→ Task
Copy each line below exactly and leave the pictures out.

→ Data
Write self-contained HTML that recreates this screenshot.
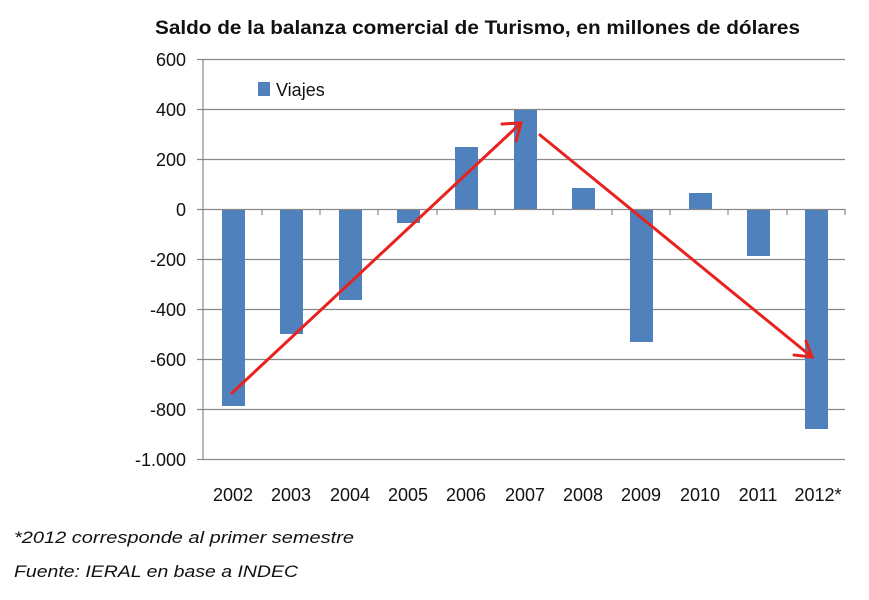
<!DOCTYPE html>
<html><head><meta charset="utf-8"><style>
body{margin:0;background:#fff;width:869px;height:600px;overflow:hidden}
svg{display:block}
</style></head><body>
<svg width="869" height="600" xmlns="http://www.w3.org/2000/svg" font-family="Liberation Sans, sans-serif">
<text x="155" y="34" textLength="645" lengthAdjust="spacingAndGlyphs" font-size="19" font-weight="bold" fill="#111">Saldo de la balanza comercial de Turismo, en millones de dólares</text>
<g stroke="#888" stroke-width="1.2">
<line x1="203" y1="59.5" x2="845" y2="59.5"/>
<line x1="203" y1="109.5" x2="845" y2="109.5"/>
<line x1="203" y1="159.5" x2="845" y2="159.5"/>
<line x1="203" y1="259.5" x2="845" y2="259.5"/>
<line x1="203" y1="309.5" x2="845" y2="309.5"/>
<line x1="203" y1="359.5" x2="845" y2="359.5"/>
<line x1="203" y1="409.5" x2="845" y2="409.5"/>
<line x1="203" y1="459.5" x2="845" y2="459.5"/>
<line x1="203" y1="59" x2="203" y2="460"/>
<line x1="197" y1="59.5" x2="203" y2="59.5"/>
<line x1="197" y1="109.5" x2="203" y2="109.5"/>
<line x1="197" y1="159.5" x2="203" y2="159.5"/>
<line x1="197" y1="209.5" x2="203" y2="209.5"/>
<line x1="197" y1="259.5" x2="203" y2="259.5"/>
<line x1="197" y1="309.5" x2="203" y2="309.5"/>
<line x1="197" y1="359.5" x2="203" y2="359.5"/>
<line x1="197" y1="409.5" x2="203" y2="409.5"/>
<line x1="197" y1="459.5" x2="203" y2="459.5"/>
</g>
<g font-size="18" fill="#111" text-anchor="end">
<text x="186" y="66">600</text><text x="186" y="116">400</text><text x="186" y="166">200</text>
<text x="186" y="216">0</text><text x="186" y="266">-200</text><text x="186" y="316">-400</text>
<text x="186" y="366">-600</text><text x="186" y="416">-800</text><text x="186" y="466">-1.000</text>
</g>
<g fill="#4F81BD">
<rect x="222" y="209" width="23" height="197"/>
<rect x="280" y="209" width="23" height="125"/>
<rect x="339" y="209" width="23" height="91"/>
<rect x="397" y="209" width="23" height="14"/>
<rect x="455" y="147" width="23" height="62"/>
<rect x="514" y="110" width="23" height="99"/>
<rect x="572" y="188" width="23" height="21"/>
<rect x="630" y="209" width="23" height="133"/>
<rect x="689" y="193" width="23" height="16"/>
<rect x="747" y="209" width="23" height="47"/>
<rect x="805" y="209" width="23" height="220"/>
<rect x="258" y="82" width="12" height="14"/>
</g>
<line x1="203" y1="209.5" x2="845" y2="209.5" stroke="#888" stroke-width="1.2"/>
<g stroke="#888" stroke-width="1.2">
<line x1="262" y1="209" x2="262" y2="215"/><line x1="320" y1="209" x2="320" y2="215"/>
<line x1="378" y1="209" x2="378" y2="215"/><line x1="437" y1="209" x2="437" y2="215"/>
<line x1="495" y1="209" x2="495" y2="215"/><line x1="553" y1="209" x2="553" y2="215"/>
<line x1="612" y1="209" x2="612" y2="215"/><line x1="670" y1="209" x2="670" y2="215"/>
<line x1="728" y1="209" x2="728" y2="215"/><line x1="787" y1="209" x2="787" y2="215"/>
<line x1="845" y1="209" x2="845" y2="215"/>
</g>
<text x="276" y="96" font-size="18" fill="#111">Viajes</text>
<g font-size="18" fill="#111" text-anchor="middle">
<text x="233" y="501">2002</text><text x="291" y="501">2003</text><text x="350" y="501">2004</text>
<text x="408" y="501">2005</text><text x="466" y="501">2006</text><text x="525" y="501">2007</text>
<text x="583" y="501">2008</text><text x="641" y="501">2009</text><text x="700" y="501">2010</text>
<text x="758" y="501">2011</text><text x="818" y="501">2012*</text>
</g>
<g stroke="#e8231f" stroke-width="3" fill="none" stroke-linecap="round">
<line x1="232" y1="393" x2="521" y2="123"/>
<polyline points="502,124 521,123 516,141"/>
<line x1="540" y1="135" x2="812" y2="357"/>
<polyline points="794,355 812,357 806,341"/>
</g>
<g font-size="17" font-style="italic" fill="#111">
<text x="14" y="543" textLength="340" lengthAdjust="spacingAndGlyphs">*2012 corresponde al primer semestre</text>
<text x="14" y="577" textLength="284" lengthAdjust="spacingAndGlyphs">Fuente: IERAL en base a INDEC</text>
</g>
</svg>
</body></html>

→ Solution
Write self-contained HTML that recreates this screenshot.
<!DOCTYPE html>
<html><head><meta charset="utf-8"><style>
body{margin:0;background:#fff;width:869px;height:600px;overflow:hidden}
svg{display:block}
</style></head><body>
<svg width="869" height="600" xmlns="http://www.w3.org/2000/svg" font-family="Liberation Sans, sans-serif">
<text x="155" y="34" textLength="645" lengthAdjust="spacingAndGlyphs" font-size="19" font-weight="bold" fill="#111">Saldo de la balanza comercial de Turismo, en millones de dólares</text>
<g stroke="#888" stroke-width="1.2">
<line x1="203" y1="59.5" x2="845" y2="59.5"/>
<line x1="203" y1="109.5" x2="845" y2="109.5"/>
<line x1="203" y1="159.5" x2="845" y2="159.5"/>
<line x1="203" y1="259.5" x2="845" y2="259.5"/>
<line x1="203" y1="309.5" x2="845" y2="309.5"/>
<line x1="203" y1="359.5" x2="845" y2="359.5"/>
<line x1="203" y1="409.5" x2="845" y2="409.5"/>
<line x1="203" y1="459.5" x2="845" y2="459.5"/>
<line x1="203" y1="59" x2="203" y2="460"/>
<line x1="197" y1="59.5" x2="203" y2="59.5"/>
<line x1="197" y1="109.5" x2="203" y2="109.5"/>
<line x1="197" y1="159.5" x2="203" y2="159.5"/>
<line x1="197" y1="209.5" x2="203" y2="209.5"/>
<line x1="197" y1="259.5" x2="203" y2="259.5"/>
<line x1="197" y1="309.5" x2="203" y2="309.5"/>
<line x1="197" y1="359.5" x2="203" y2="359.5"/>
<line x1="197" y1="409.5" x2="203" y2="409.5"/>
<line x1="197" y1="459.5" x2="203" y2="459.5"/>
</g>
<g font-size="18" fill="#111" text-anchor="end">
<text x="186" y="66">600</text><text x="186" y="116">400</text><text x="186" y="166">200</text>
<text x="186" y="216">0</text><text x="186" y="266">-200</text><text x="186" y="316">-400</text>
<text x="186" y="366">-600</text><text x="186" y="416">-800</text><text x="186" y="466">-1.000</text>
</g>
<g fill="#4F81BD">
<rect x="222" y="209" width="23" height="197"/>
<rect x="280" y="209" width="23" height="125"/>
<rect x="339" y="209" width="23" height="91"/>
<rect x="397" y="209" width="23" height="14"/>
<rect x="455" y="147" width="23" height="62"/>
<rect x="514" y="110" width="23" height="99"/>
<rect x="572" y="188" width="23" height="21"/>
<rect x="630" y="209" width="23" height="133"/>
<rect x="689" y="193" width="23" height="16"/>
<rect x="747" y="209" width="23" height="47"/>
<rect x="805" y="209" width="23" height="220"/>
<rect x="258" y="82" width="12" height="14"/>
</g>
<line x1="203" y1="209.5" x2="845" y2="209.5" stroke="#888" stroke-width="1.2"/>
<g stroke="#888" stroke-width="1.2">
<line x1="262" y1="209" x2="262" y2="215"/><line x1="320" y1="209" x2="320" y2="215"/>
<line x1="378" y1="209" x2="378" y2="215"/><line x1="437" y1="209" x2="437" y2="215"/>
<line x1="495" y1="209" x2="495" y2="215"/><line x1="553" y1="209" x2="553" y2="215"/>
<line x1="612" y1="209" x2="612" y2="215"/><line x1="670" y1="209" x2="670" y2="215"/>
<line x1="728" y1="209" x2="728" y2="215"/><line x1="787" y1="209" x2="787" y2="215"/>
<line x1="845" y1="209" x2="845" y2="215"/>
</g>
<text x="276" y="96" font-size="18" fill="#111">Viajes</text>
<g font-size="18" fill="#111" text-anchor="middle">
<text x="233" y="501">2002</text><text x="291" y="501">2003</text><text x="350" y="501">2004</text>
<text x="408" y="501">2005</text><text x="466" y="501">2006</text><text x="525" y="501">2007</text>
<text x="583" y="501">2008</text><text x="641" y="501">2009</text><text x="700" y="501">2010</text>
<text x="758" y="501">2011</text><text x="818" y="501">2012*</text>
</g>
<g stroke="#e8231f" stroke-width="3" fill="none" stroke-linecap="round">
<line x1="232" y1="393" x2="521" y2="123"/>
<polyline points="502,124 521,123 516,141"/>
<line x1="540" y1="135" x2="812" y2="357"/>
<polyline points="794,355 812,357 806,341"/>
</g>
<g font-size="17" font-style="italic" fill="#111">
<text x="14" y="543" textLength="340" lengthAdjust="spacingAndGlyphs">*2012 corresponde al primer semestre</text>
<text x="14" y="577" textLength="284" lengthAdjust="spacingAndGlyphs">Fuente: IERAL en base a INDEC</text>
</g>
</svg>
</body></html>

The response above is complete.